Je m’appelle L et j’ai 30 ans.
J’ai grandi dans une famille militaire, pour qui les règles étaient taboues. Durant toute mon adolescence, j’ai eu des règles abondantes, à me plier en 1000 morceaux. Porter une serviette grande taille, plus un tampon, avoir peur de la fuite, rechigner d’aller aux cours de sport.
“La douleur est dans la tête “, leitmotiv de militaire qui m’a accompagnée toute ma vie. Serrer les dents, ne jamais se plaindre. 14 ans, sous pilule, le corps qui se détraque, mais sans aucune autre manière de faire. Je me sens à côté de mes copines.
À l’âge adulte, je décide d’arrêter la pilule. Quelques cycles plus tard, je la reprends, en espérant arrêter toute cette souffrance, ces règles hémorragiques, les diarrhées intempestives et les crampes. Je tombe enceinte sous pilule, petit miracle que je décide de chérir.
Un déclenchement, une césarienne en urgence, 42h plus tard, je tiens ma fille entre mes bras. La pilule s’oublie, je ne poursuis pas. Les douleurs reviennent, mais les différents gynécos me disent “césarienne mal faite”, “vous n’aimez pas votre enfant, c’est dans votre tête comme vous n’avez pas accouché naturellement”. IRM, scanner, échographies, rien n’est décelé. J’abandonne les examens médicaux, et je souffre en silence.
Et puis enfin, 2022, le verdict. Endométriose et adénomyose profondes. Vessie, rectum, ligaments utero sacrés, ovaires, tout est lésions. Je ne suis pas folle, ce n’est pas dans ma tête. Soulagement.

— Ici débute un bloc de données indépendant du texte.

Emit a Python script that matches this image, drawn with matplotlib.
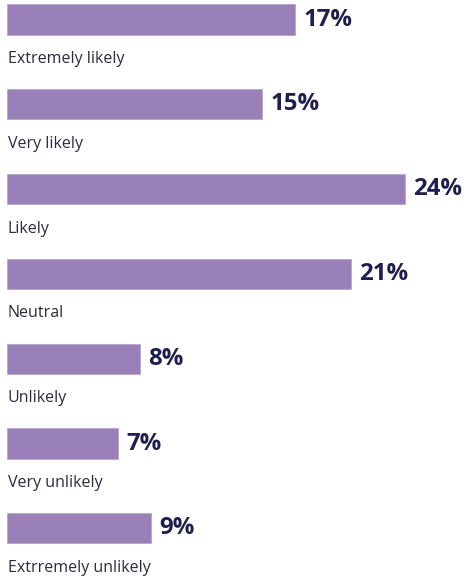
import matplotlib
matplotlib.use('Agg')
import matplotlib.pyplot as plt

# Data
categories = ['Extremely likely', 'Very likely', 'Likely', 'Neutral',
              'Unlikely', 'Very unlikely', 'Extrremely unlikely']
values = [17.35, 15.36, 23.98, 20.72, 8.01, 6.69, 8.67]
value_labels = ['17%', '15%', '24%', '21%', '8%', '7%', '9%']

bar_color = '#9a80b9'
value_color = '#1f1f4d'
label_color = '#2b2b40'

plt.rcParams['font.family'] = ['Open Sans', 'DejaVu Sans']

fig = plt.figure(figsize=(4.66, 5.78), dpi=100)
ax = fig.add_axes([0, 0, 1, 1])

ypos = list(range(len(categories)))
ax.barh(ypos, values, height=0.355, color=bar_color, edgecolor='#b7a6cf', linewidth=0.6)

for i, (v, lab, cat) in enumerate(zip(values, value_labels, categories)):
    ax.text(v + 0.5, i, lab, va='center', ha='left', fontsize=17.3,
            fontweight='bold', color=value_color)
    ax.text(0.05, i + 0.465, cat, va='center', ha='left', fontsize=11.5,
            color=label_color)

ax.set_xlim(-0.42, 27.65)
ax.set_ylim(6.586, -0.23)
ax.axis('off')

fig.savefig('out.png', dpi=100)
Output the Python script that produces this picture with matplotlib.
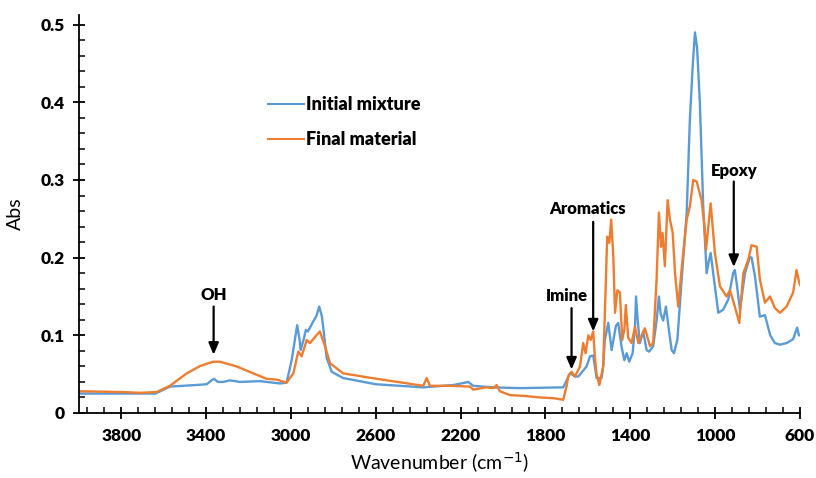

Premier traitement par pilule, l’impression de ne plus être moi-même. Deuxième traitement, injections de Decapeptyl, le traitement de ménopause artificielle. J’enchaîne 20 kg en plus, les bouffées de chaleur, la sécheresse de peau, vaginale, les cheveux qui tombent. Mais c’est normal, c’est le traitement…avant l’opération.Deux mois plus tard, après d’affreuses douleurs post opératoires à vouloir se taper la tête contre les murs, je profite. Un corps sans douleurs, je reprends le yoga, je revis… Quelques mois plus tard, des rapports sexuels à en pleurer, une fatigue constante et des douleurs qui reviennent. Je vis dans un corps mutilé, sans autre espoir que l’attente d’un traitement et l’apprivoisement de la douleur. Je marche avec une canne certains jours, quand la douleur vrille le cerveau, m’empêche de réfléchir et de me lever. Je suis la moitié d’une maman, fatiguée de se battre, de faire bonne figure, de me taire, de me justifier.